[Given material start]

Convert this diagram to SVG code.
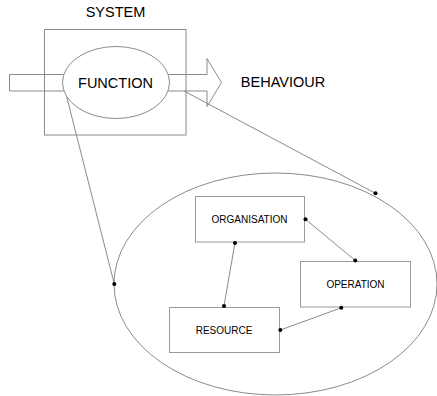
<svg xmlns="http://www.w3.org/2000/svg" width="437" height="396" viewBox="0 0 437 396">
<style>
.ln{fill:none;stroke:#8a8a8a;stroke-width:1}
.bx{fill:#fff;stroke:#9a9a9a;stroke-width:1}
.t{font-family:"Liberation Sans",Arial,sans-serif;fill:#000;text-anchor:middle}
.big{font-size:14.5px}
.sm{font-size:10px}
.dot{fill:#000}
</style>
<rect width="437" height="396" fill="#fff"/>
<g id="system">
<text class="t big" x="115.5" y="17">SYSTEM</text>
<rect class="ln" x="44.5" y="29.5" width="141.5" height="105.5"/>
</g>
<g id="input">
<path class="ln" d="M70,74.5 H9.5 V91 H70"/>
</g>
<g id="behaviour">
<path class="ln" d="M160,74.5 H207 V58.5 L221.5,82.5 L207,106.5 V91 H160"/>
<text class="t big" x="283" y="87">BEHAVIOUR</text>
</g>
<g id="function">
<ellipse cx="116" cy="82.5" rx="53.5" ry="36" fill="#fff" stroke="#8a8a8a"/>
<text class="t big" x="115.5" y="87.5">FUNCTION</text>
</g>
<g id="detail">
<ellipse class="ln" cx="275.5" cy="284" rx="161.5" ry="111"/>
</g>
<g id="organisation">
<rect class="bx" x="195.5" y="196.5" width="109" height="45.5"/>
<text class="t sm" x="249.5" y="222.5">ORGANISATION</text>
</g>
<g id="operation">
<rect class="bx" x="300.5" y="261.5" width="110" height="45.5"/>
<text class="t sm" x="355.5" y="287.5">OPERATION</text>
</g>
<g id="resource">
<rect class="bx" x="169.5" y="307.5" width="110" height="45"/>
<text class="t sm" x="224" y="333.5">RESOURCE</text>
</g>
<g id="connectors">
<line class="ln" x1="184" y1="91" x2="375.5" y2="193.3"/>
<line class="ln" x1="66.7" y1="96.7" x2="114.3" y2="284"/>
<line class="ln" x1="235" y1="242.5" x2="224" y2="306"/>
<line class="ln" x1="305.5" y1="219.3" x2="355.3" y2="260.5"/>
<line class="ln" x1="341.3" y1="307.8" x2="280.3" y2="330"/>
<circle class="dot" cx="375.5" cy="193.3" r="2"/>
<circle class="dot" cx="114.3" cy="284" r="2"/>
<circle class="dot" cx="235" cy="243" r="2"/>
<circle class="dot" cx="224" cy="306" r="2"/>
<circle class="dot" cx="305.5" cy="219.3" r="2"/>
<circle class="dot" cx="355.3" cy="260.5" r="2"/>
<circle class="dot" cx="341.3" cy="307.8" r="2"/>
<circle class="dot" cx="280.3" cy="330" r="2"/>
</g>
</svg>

[Given material end]

• **What this task involves**
Exactly as written, return every line of the listing, but not the pictures.

• **Complete response**
Convert this diagram to SVG code.
<svg xmlns="http://www.w3.org/2000/svg" width="437" height="396" viewBox="0 0 437 396">
<style>
.ln{fill:none;stroke:#8a8a8a;stroke-width:1}
.bx{fill:#fff;stroke:#9a9a9a;stroke-width:1}
.t{font-family:"Liberation Sans",Arial,sans-serif;fill:#000;text-anchor:middle}
.big{font-size:14.5px}
.sm{font-size:10px}
.dot{fill:#000}
</style>
<rect width="437" height="396" fill="#fff"/>
<g id="system">
<text class="t big" x="115.5" y="17">SYSTEM</text>
<rect class="ln" x="44.5" y="29.5" width="141.5" height="105.5"/>
</g>
<g id="input">
<path class="ln" d="M70,74.5 H9.5 V91 H70"/>
</g>
<g id="behaviour">
<path class="ln" d="M160,74.5 H207 V58.5 L221.5,82.5 L207,106.5 V91 H160"/>
<text class="t big" x="283" y="87">BEHAVIOUR</text>
</g>
<g id="function">
<ellipse cx="116" cy="82.5" rx="53.5" ry="36" fill="#fff" stroke="#8a8a8a"/>
<text class="t big" x="115.5" y="87.5">FUNCTION</text>
</g>
<g id="detail">
<ellipse class="ln" cx="275.5" cy="284" rx="161.5" ry="111"/>
</g>
<g id="organisation">
<rect class="bx" x="195.5" y="196.5" width="109" height="45.5"/>
<text class="t sm" x="249.5" y="222.5">ORGANISATION</text>
</g>
<g id="operation">
<rect class="bx" x="300.5" y="261.5" width="110" height="45.5"/>
<text class="t sm" x="355.5" y="287.5">OPERATION</text>
</g>
<g id="resource">
<rect class="bx" x="169.5" y="307.5" width="110" height="45"/>
<text class="t sm" x="224" y="333.5">RESOURCE</text>
</g>
<g id="connectors">
<line class="ln" x1="184" y1="91" x2="375.5" y2="193.3"/>
<line class="ln" x1="66.7" y1="96.7" x2="114.3" y2="284"/>
<line class="ln" x1="235" y1="242.5" x2="224" y2="306"/>
<line class="ln" x1="305.5" y1="219.3" x2="355.3" y2="260.5"/>
<line class="ln" x1="341.3" y1="307.8" x2="280.3" y2="330"/>
<circle class="dot" cx="375.5" cy="193.3" r="2"/>
<circle class="dot" cx="114.3" cy="284" r="2"/>
<circle class="dot" cx="235" cy="243" r="2"/>
<circle class="dot" cx="224" cy="306" r="2"/>
<circle class="dot" cx="305.5" cy="219.3" r="2"/>
<circle class="dot" cx="355.3" cy="260.5" r="2"/>
<circle class="dot" cx="341.3" cy="307.8" r="2"/>
<circle class="dot" cx="280.3" cy="330" r="2"/>
</g>
</svg>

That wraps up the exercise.